Curiously, those for whom his fighting terror translated into a war crime would not speak a word in condemnation of the murderous terrorists. And if they were to refer his “case” to the International Court of Justice, following the allegation by Mr. Davis, would it be as a pro or anti Boko Haram element? Who can’t see the contradiction between criticising a man for fighting an insurgency too hard and alleging that he is a “sponsor” of the same insurgency? Couldn’t Mr. Davis have been used as a hatchet man by those desperate to rubbish Ihejirika for having fought so hard to end the Boko Haram menace, who regard Nigerians as gullible and likely to believe anything said by a white man?
And let me say that I have never met Ihejirika. I only saw him once, from a distance, at a musical gala held in Abuja earlier this year in honour of the late National Security Adviser, General Andrew Azazi. But I had known him by reputation as the Chief of Army Staff whose onslaught against Boko Haram elicited protests from those “leaders” apparently sympathetic with the group. And, for me, his reputation remains good despite the ridiculous charge of his being a “sponsor” of the same group.
Interestingly, Prof. Soyinka did not affirm the allegation against Ihejirika. He merely said, in what seems a deft semantic manoeuvre, that he has his theory about how the allegation originated, perhaps leaving us to draw the conclusion that a theory would lack validity as a product of wrong hypotheses.

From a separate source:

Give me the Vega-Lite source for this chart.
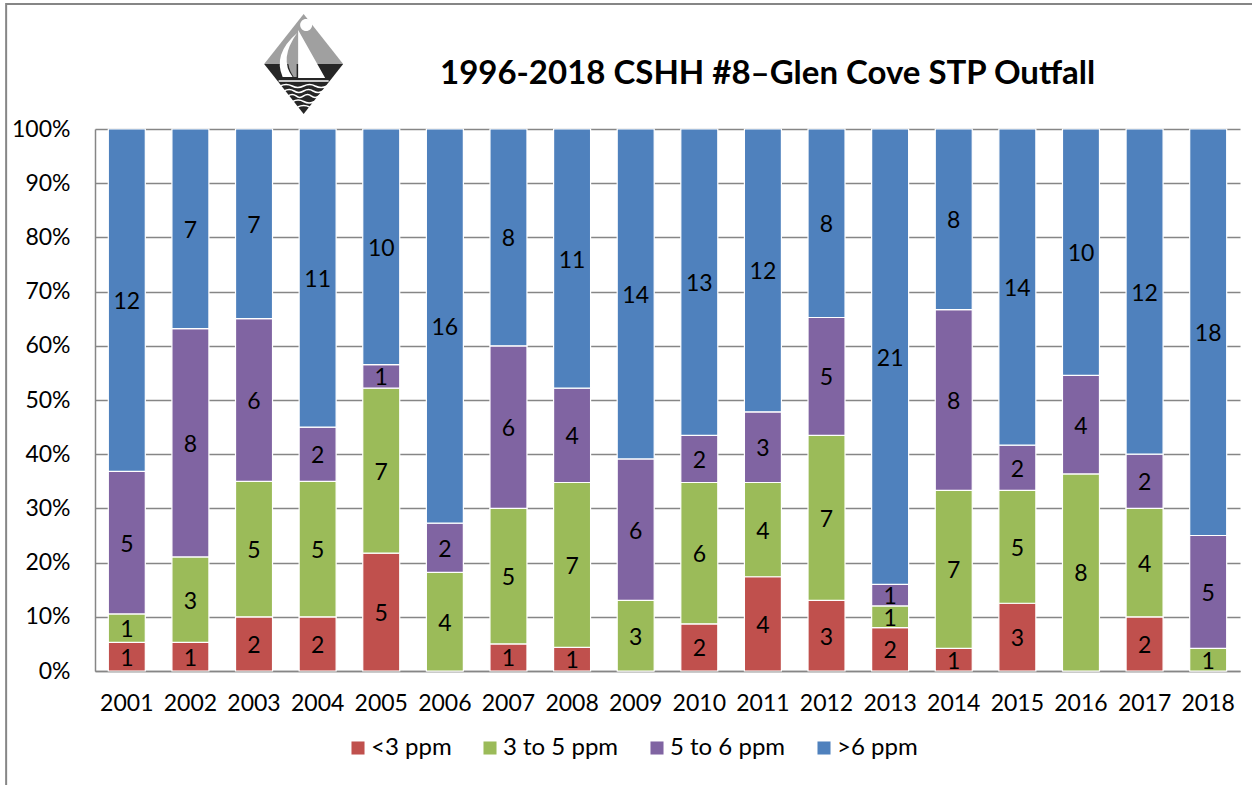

However, I have wished that Mr. Davis or Prof. Soyinka named the alleged Boko Haram “sponsor” in the Central Bank of Nigeria, and the latter without the conditions he has given to President Jonathan before he might do so, whose fulfilment can only be appraised subjectively. For how does it prove one’s willingness to help in solving a serious problem like Boko Haram if, knowing any of its “sponsors”, one prefers to conceal the person’s identity like some political trump card while revealing the names of other “sponsors”, with the possibility that the unnamed “sponsor” could find time to cover their tracks and evade justice, or recruit other “sponsors” to ensure continuity if eventually apprehended?